Rok Ferlan

Personal information
- Nationality: Slovenian
- Born: 26 July 1997 (age 28)

Sport
- Sport: Athletics
- Event: Sprint

Achievements and titles
- Personal bests: 400m: 44.70 (Maribor, 2025) NR

= Rok Ferlan =

Slovenian sprinter

Rok Ferlan (born 26 July 1997) is a Slovenian sprinter. He has represented his country at multiple-major championships and is the Slovenian national record holder over 400 metres.

==Career==
He reached the semi-finals of the 400 metres at the 2024 World Athletics Indoor Championships in Glasgow, Scotland. He was also a semi-finalist in the 400 metres at the 2024 European Athletics Championships in Rome, running a personal best of 45.52 seconds.

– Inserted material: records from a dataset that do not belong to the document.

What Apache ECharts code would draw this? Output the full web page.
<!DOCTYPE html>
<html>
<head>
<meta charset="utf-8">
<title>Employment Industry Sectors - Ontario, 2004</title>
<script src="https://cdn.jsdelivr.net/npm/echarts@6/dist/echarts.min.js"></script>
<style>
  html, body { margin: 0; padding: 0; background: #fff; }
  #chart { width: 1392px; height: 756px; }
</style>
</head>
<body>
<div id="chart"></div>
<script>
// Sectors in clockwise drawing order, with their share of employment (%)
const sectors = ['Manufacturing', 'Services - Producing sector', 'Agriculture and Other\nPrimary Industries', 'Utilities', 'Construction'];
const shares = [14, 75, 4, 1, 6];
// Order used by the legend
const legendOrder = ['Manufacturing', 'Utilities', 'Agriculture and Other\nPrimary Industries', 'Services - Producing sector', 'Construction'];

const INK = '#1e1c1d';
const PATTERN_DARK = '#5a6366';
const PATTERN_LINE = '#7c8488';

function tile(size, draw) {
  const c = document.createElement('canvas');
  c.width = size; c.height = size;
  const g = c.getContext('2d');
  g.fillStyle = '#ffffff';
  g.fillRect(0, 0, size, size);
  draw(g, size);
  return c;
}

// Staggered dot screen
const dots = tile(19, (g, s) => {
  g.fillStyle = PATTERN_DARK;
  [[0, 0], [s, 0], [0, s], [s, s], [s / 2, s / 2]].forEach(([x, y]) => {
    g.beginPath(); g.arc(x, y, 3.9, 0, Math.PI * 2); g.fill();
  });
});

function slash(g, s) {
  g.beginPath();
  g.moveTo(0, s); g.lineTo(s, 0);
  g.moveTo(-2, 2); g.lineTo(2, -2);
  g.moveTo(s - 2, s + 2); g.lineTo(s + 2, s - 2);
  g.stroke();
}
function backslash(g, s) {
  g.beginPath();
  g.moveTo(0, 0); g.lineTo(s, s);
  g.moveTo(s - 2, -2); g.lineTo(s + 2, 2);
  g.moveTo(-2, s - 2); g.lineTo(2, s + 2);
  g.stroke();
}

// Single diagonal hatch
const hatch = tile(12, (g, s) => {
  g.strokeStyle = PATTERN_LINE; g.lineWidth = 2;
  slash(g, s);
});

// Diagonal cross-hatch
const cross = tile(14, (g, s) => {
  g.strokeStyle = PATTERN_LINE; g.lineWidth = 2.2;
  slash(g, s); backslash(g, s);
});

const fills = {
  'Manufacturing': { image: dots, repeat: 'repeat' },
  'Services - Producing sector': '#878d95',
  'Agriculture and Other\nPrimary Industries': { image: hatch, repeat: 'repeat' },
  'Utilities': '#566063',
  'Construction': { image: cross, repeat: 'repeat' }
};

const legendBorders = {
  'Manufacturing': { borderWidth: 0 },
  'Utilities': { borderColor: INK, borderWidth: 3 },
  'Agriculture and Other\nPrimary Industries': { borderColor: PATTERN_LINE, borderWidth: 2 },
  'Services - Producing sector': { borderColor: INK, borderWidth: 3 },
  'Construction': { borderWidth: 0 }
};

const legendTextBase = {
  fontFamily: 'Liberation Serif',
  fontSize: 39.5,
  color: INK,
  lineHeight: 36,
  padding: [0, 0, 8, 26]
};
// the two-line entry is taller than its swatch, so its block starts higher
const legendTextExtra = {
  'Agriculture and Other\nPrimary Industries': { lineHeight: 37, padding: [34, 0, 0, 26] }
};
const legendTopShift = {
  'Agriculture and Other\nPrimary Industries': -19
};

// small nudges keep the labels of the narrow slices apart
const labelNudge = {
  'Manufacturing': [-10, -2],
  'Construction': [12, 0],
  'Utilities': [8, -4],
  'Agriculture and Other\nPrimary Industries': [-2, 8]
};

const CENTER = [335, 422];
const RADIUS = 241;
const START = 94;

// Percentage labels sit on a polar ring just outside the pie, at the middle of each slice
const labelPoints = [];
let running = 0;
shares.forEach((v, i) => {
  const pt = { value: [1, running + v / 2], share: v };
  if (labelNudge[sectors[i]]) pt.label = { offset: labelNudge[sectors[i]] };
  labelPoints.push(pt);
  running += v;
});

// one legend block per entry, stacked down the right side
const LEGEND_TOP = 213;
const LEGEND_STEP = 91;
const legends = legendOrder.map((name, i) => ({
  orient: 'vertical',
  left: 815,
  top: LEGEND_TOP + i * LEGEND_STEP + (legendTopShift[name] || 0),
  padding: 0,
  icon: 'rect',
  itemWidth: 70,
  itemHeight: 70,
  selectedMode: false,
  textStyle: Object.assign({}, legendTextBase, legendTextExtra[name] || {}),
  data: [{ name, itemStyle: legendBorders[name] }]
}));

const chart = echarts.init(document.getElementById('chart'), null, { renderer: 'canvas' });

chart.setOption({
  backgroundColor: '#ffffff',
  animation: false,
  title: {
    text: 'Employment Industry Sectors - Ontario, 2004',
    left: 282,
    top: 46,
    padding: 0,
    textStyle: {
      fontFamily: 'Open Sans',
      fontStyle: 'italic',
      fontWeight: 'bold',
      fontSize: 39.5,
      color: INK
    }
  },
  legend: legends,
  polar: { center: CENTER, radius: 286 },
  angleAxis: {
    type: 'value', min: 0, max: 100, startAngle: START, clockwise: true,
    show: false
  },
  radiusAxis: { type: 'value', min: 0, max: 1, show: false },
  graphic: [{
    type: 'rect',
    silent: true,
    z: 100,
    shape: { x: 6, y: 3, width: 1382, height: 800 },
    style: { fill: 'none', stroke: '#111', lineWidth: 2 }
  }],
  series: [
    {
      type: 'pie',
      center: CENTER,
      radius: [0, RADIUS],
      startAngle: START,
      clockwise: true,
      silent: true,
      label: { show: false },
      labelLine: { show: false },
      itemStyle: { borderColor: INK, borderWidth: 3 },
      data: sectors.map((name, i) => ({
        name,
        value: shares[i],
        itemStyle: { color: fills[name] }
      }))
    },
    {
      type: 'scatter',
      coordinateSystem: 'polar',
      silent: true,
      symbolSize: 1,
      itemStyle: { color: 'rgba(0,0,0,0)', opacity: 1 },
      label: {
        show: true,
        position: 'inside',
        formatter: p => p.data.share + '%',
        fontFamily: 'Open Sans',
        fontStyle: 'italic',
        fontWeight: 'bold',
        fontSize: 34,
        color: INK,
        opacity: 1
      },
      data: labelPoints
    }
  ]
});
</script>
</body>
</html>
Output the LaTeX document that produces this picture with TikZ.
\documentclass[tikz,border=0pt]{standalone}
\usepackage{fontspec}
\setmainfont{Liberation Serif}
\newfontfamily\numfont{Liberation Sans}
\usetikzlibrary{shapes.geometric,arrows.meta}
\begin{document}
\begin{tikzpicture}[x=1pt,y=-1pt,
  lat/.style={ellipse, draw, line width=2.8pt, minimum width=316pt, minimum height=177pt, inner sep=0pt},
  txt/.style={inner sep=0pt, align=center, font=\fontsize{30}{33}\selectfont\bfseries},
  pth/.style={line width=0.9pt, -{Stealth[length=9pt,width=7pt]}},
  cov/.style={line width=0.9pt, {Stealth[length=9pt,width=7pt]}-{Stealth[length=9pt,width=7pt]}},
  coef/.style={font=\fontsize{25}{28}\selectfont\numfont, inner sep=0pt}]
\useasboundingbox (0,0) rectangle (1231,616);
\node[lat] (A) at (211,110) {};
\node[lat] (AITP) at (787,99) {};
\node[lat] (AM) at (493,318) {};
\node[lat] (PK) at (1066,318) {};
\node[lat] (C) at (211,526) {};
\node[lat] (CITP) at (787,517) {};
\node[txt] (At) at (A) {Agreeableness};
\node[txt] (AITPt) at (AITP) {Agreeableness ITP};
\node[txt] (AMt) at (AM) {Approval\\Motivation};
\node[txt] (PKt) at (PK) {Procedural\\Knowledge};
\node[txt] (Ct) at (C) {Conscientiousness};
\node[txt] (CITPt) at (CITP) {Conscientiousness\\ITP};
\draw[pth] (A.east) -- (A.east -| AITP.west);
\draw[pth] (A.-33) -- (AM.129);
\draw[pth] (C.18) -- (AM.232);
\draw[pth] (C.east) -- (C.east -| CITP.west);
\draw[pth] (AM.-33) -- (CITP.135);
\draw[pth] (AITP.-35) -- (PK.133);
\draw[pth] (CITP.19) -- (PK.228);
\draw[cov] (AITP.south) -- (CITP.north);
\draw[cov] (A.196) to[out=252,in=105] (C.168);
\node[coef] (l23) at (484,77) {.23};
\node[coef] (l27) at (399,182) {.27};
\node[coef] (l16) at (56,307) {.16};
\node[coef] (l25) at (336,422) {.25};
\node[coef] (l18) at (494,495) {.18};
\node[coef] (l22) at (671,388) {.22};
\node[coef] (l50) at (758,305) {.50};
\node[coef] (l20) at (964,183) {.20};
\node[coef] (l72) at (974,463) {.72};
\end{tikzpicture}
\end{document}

He competed for Slovenia at the 2025 European Athletics Indoor Championships in Apeldoorn, Netherlands. He was runner-up to Alexander Doom in the 400 metres at the 2025 European Athletics Team Championships Second Division in Maribor, breaking the previous Slovenian national record set by Luka Janežič in 2017. In September 2025, he competed at the 2025 World Athletics Championships in Tokyo, Japan, reaching the as far as semi-finals of the men's 400 metres.